Until somebody discovers Don Knotts in a Tijuana donkey flick, this is the real skeleton in Andy Taylor's closet. Wait until you see folksy, lovable Andy Griffith as snarling reactionary demagogue Lonesome Rhodes, a no-'count folksinging prisoner who gets discovered by TV producer Patricia Neal and becomes a nationwide phenomenon. What's weird is that Rhodes — who turns his good-ol'-boy act on and off as need be and despises his fans for the gullible rubes they are — isn't much different from Griffith's TV persona. The difference between Rhodes onstage and off somewhat resembles the difference between Griffith in the black-and-white years of The Andy Griffith Show and after it switched to color.
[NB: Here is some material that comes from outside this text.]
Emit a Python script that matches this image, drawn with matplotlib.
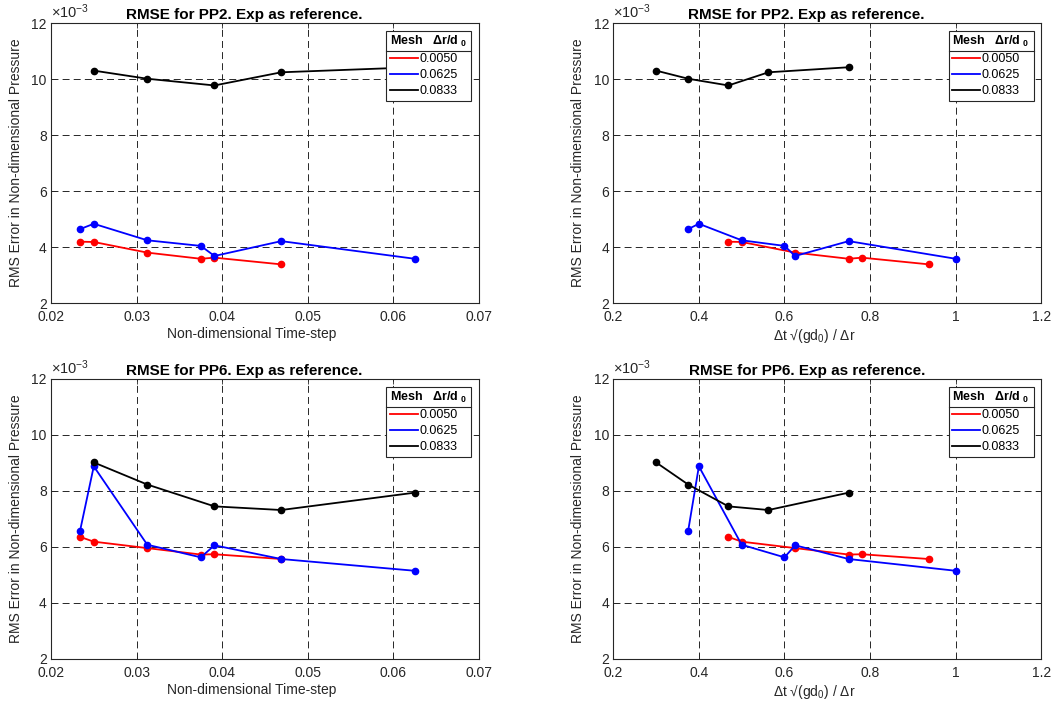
"""RMSE of non-dimensional pressure vs time-step for PP2 and PP6 (MATLAB-style 2x2)."""

import matplotlib
matplotlib.use("Agg")
import matplotlib.pyplot as plt
from matplotlib.lines import Line2D

# ---- data (y in units of 1e-3) ----
MESHES = ["0.0050", "0.0625", "0.0833"]
COLORS = ["#FF0000", "#0000FF", "#000000"]

# non-dimensional time-step
DT_RED = [0.0234, 0.0250, 0.03125, 0.0375, 0.0391, 0.0469]
DT_BLUE = [0.0234, 0.0250, 0.03125, 0.0375, 0.0391, 0.0469, 0.0625]
DT_BLACK = [0.0250, 0.03125, 0.0391, 0.0469, 0.0625]

# dt*sqrt(g d0)/dr
CFL_RED = [0.469, 0.500, 0.625, 0.750, 0.781, 0.9375]
CFL_BLUE = [0.375, 0.400, 0.500, 0.600, 0.625, 0.750, 1.000]
CFL_BLACK = [0.300, 0.375, 0.469, 0.5625, 0.750]

PP2_RED = [4.19, 4.18, 3.80, 3.58, 3.62, 3.38]
PP2_BLUE = [4.64, 4.83, 4.24, 4.04, 3.68, 4.21, 3.58]
PP2_BLACK = [10.30, 10.01, 9.77, 10.24, 10.42]

PP6_RED = [6.36, 6.19, 5.96, 5.73, 5.74, 5.57]
PP6_BLUE = [6.58, 8.88, 6.08, 5.63, 6.06, 5.57, 5.15]
PP6_BLACK = [9.02, 8.23, 7.45, 7.32, 7.94]

YTICKS = [2, 4, 6, 8, 10, 12]
XTICKS_DT = [0.02, 0.03, 0.04, 0.05, 0.06, 0.07]
XTICKS_CFL = [0.2, 0.4, 0.6, 0.8, 1.0, 1.2]
XTICKLABELS_CFL = ["0.2", "0.4", "0.6", "0.8", "1", "1.2"]

INK = "#262626"

plt.rcParams.update({
    "font.family": ["Liberation Sans", "DejaVu Sans"],
    "font.size": 10,
    "mathtext.fontset": "custom",
    "mathtext.rm": "Liberation Sans",
    "mathtext.it": "Liberation Sans:italic",
    "mathtext.bf": "Liberation Sans:bold",
    "lines.scale_dashes": False,
    "axes.edgecolor": INK,
    "axes.linewidth": 0.8,
    "xtick.color": INK,
    "ytick.color": INK,
    "xtick.direction": "in",
    "ytick.direction": "in",
    "xtick.major.size": 3.5,
    "ytick.major.size": 3.5,
    "xtick.major.width": 0.6,
    "ytick.major.width": 0.6,
})

fig = plt.figure(figsize=(10.53, 7.06), dpi=100)
W, H = 0.4065, 0.3966
positions = [
    (0.0484, 0.5708), (0.5824, 0.5708),
    (0.0484, 0.0666), (0.5824, 0.0666),
]

panels = [
    ("PP2", (DT_RED, DT_BLUE, DT_BLACK), (PP2_RED, PP2_BLUE, PP2_BLACK), "dt"),
    ("PP2", (CFL_RED, CFL_BLUE, CFL_BLACK), (PP2_RED, PP2_BLUE, PP2_BLACK), "cfl"),
    ("PP6", (DT_RED, DT_BLUE, DT_BLACK), (PP6_RED, PP6_BLUE, PP6_BLACK), "dt"),
    ("PP6", (CFL_RED, CFL_BLUE, CFL_BLACK), (PP6_RED, PP6_BLUE, PP6_BLACK), "cfl"),
]

legends = []
for (left, bottom), (name, xs, ys, kind) in zip(positions, panels):
    ax = fig.add_axes([left, bottom, W, H])
    for x, y, c in zip(xs, ys, COLORS):
        ax.plot(x, y, color=c, lw=1.3, marker="o", ms=4.5)

    if kind == "dt":
        ax.set_xlim(0.02, 0.07)
        ax.set_xticks(XTICKS_DT)
        ax.set_xticklabels([f"{t:.2f}" for t in XTICKS_DT])
        ax.set_xlabel("Non-dimensional Time-step", color=INK)
    else:
        ax.set_xlim(0.2, 1.2)
        ax.set_xticks(XTICKS_CFL)
        ax.set_xticklabels(XTICKLABELS_CFL)
        ax.set_xlabel("Δt √(gd$_0$) / Δr", color=INK)
    ax.xaxis.set_label_coords(0.47, -0.085)

    ax.set_ylim(2, 12)
    ax.set_yticks(YTICKS)
    ax.set_ylabel("RMS Error in Non-dimensional Pressure", color=INK)
    ax.yaxis.set_label_coords(-0.065, 0.5)
    ax.tick_params(top=True, right=True)
    ax.tick_params(axis="x", pad=5)
    ax.tick_params(axis="y", pad=3)
    ax.grid(True, color=INK, linestyle=(0, (5, 3)), linewidth=0.7)
    for s in ax.spines.values():
        s.set_zorder(3)

    ax.text(0.0, 1.008, "×10$^{-3}$", transform=ax.transAxes,
            ha="left", va="bottom", color=INK, fontsize=10.5)
    ax.set_title(f"RMSE for {name}. Exp as reference.", fontsize=11,
                 fontweight="bold", x=0.452, pad=3)

    handles = [Line2D([], [], color=c, lw=1.3) for c in COLORS]
    leg = ax.legend(handles, MESHES, loc="upper right",
                    bbox_to_anchor=(0.982, 0.973),
                    title="Mesh   Δr/d $_\\mathbf{0}$", alignment="left",
                    fontsize=9, title_fontproperties={"weight": "bold", "size": 9},
                    fancybox=False, framealpha=1, edgecolor=INK,
                    handlelength=2.2, handletextpad=0.15, labelspacing=0.32,
                    borderpad=0.3, borderaxespad=0)
    leg.get_frame().set_linewidth(0.8)
    legends.append(leg)

# separator line under the legend header (MATLAB-style legend title)
fig.canvas.draw()
inv = fig.transFigure.inverted()
for leg in legends:
    fb = leg.get_frame().get_window_extent()
    tb = leg.get_title().get_window_extent()
    ysep = tb.y0 - 2
    (x0, y0), (x1, _) = inv.transform([(fb.x0, ysep), (fb.x1, ysep)])
    fig.add_artist(Line2D([x0, x1], [y0, y0], transform=fig.transFigure,
                          color=INK, lw=0.8, zorder=10))

fig.savefig("out.png", dpi=100)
Either way, it's hard to see Sheriff Andy in quite the same way once you've watched Rhodes screw, swindle and swagger his way to the top of the heap.
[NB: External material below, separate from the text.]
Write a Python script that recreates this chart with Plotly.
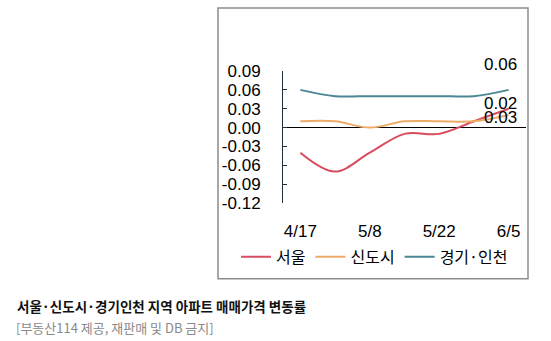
import plotly.graph_objects as go

# Weekly apartment sale price change rate (%)
weeks = ["4/17", "4/24", "5/8", "5/15", "5/22", "5/29", "6/5"]
seoul = [-0.04, -0.07, -0.04, -0.01, -0.01, 0.01, 0.03]
new_towns = [0.01, 0.01, 0.00, 0.01, 0.01, 0.01, 0.02]
gyeonggi_incheon = [0.06, 0.05, 0.05, 0.05, 0.05, 0.05, 0.06]

shown_weeks = ["4/17", "5/8", "5/22", "6/5"]
y_ticks = [0.09, 0.06, 0.03, 0.00, -0.03, -0.06, -0.09, -0.12]

series = [
    ("서울", seoul, "#d84c5e"),
    ("신도시", new_towns, "#eeab68"),
    ("경기·인천", gyeonggi_incheon, "#4b8794"),
]

W, H = 551, 341
L, R = 283, 526          # plot area, pixel x
T, B = 70.6, 203.0       # plot area, pixel y

def px(x):
    return (x - L) / (R - L)

def py(y):
    return (B - y) / (B - T)

NUM_FONT = dict(family="Liberation Sans, Arial, sans-serif", size=17, color="#000000")
KR_FONT = "Noto Sans CJK KR, Malgun Gothic, sans-serif"

fig = go.Figure()
for name, vals, color in series:
    fig.add_trace(go.Scatter(
        x=weeks, y=vals, name=name, mode="lines",
        line=dict(color=color, width=2, shape="spline", smoothing=1.0),
    ))

# End-of-line data labels
end_labels = [
    (gyeonggi_incheon[-1], 25),
    (new_towns[-1], 12),
    (seoul[-1], -9),
]
for val, shift in end_labels:
    fig.add_annotation(
        x=weeks[-1], y=val, xref="x", yref="y", text=f"{val:.2f}",
        showarrow=False, xshift=-8, yshift=shift, font=NUM_FONT,
    )

# Chart frame
fig.add_shape(type="rect", xref="paper", yref="paper",
              x0=px(218), x1=px(528), y0=py(279), y1=py(7.5),
              line=dict(color="#8c8c8c", width=1.5), fillcolor="rgba(0,0,0,0)",
              layer="below")

# Caption under the chart
fig.add_annotation(
    xref="paper", yref="paper", x=px(15), y=py(306.5), xanchor="left", yanchor="middle",
    text="<b>서울·신도시·경기인천 지역 아파트 매매가격 변동률</b>", showarrow=False,
    font=dict(family=KR_FONT, size=13.5, color="#111111"),
)
fig.add_annotation(
    xref="paper", yref="paper", x=px(14), y=py(327.5), xanchor="left", yanchor="middle",
    text="[부동산114 제공, 재판매 및 DB 금지]", showarrow=False,
    font=dict(family=KR_FONT, size=13, color="#8a8a8a"),
)

fig.update_layout(
    width=W, height=H,
    margin=dict(l=L, r=W - R, t=T, b=H - B, pad=0),
    paper_bgcolor="white", plot_bgcolor="white",
    showlegend=True,
    legend=dict(
        orientation="h", xref="paper", yref="paper",
        x=px(236), xanchor="left", y=py(257), yanchor="middle",
        font=dict(family=KR_FONT, size=16, color="#000000"),
        tracegroupgap=0, bgcolor="rgba(0,0,0,0)",
    ),
)

fig.update_xaxes(
    type="category", range=[-0.5, len(weeks) - 0.5],
    tickvals=shown_weeks, ticktext=shown_weeks,
    showgrid=False, showline=False, zeroline=False, ticks="",
    tickfont=NUM_FONT, ticklabelstandoff=16, automargin=False,
)
fig.update_yaxes(
    range=[-0.12, 0.09], tickvals=y_ticks,
    ticktext=[f"{v:.2f}" for v in y_ticks],
    showgrid=False, showline=True, linecolor="#1f2d3d", linewidth=1,
    ticks="inside", ticklen=4, tickcolor="#1f2d3d",
    zeroline=True, zerolinecolor="#000000", zerolinewidth=1,
    tickfont=NUM_FONT, ticklabelstandoff=18, automargin=False,
)

fig.write_html("out.html")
Naturally, this being 1957, Rhodes ultimately takes a fall — but by that time he's seduced Neal, corrupted innocent teenage cheerleader Lee Remick (in her first movie role) and virtually manhandled his way into the White House. Directed with crackling venom by Elia Kazan, the movie's indictment of TV-drugged sheep predated Network by two full decades. As scripted by Budd Schulberg, who wrote Kazan's On the Waterfront, the movie's a sometimes queasy mixture of cautionary populism and liberal contempt for the masses (just like Network), but Kazan's staging was never more crudely dynamic.
The movie screens twice today as part of The Belcourt's "Visions of the South" series.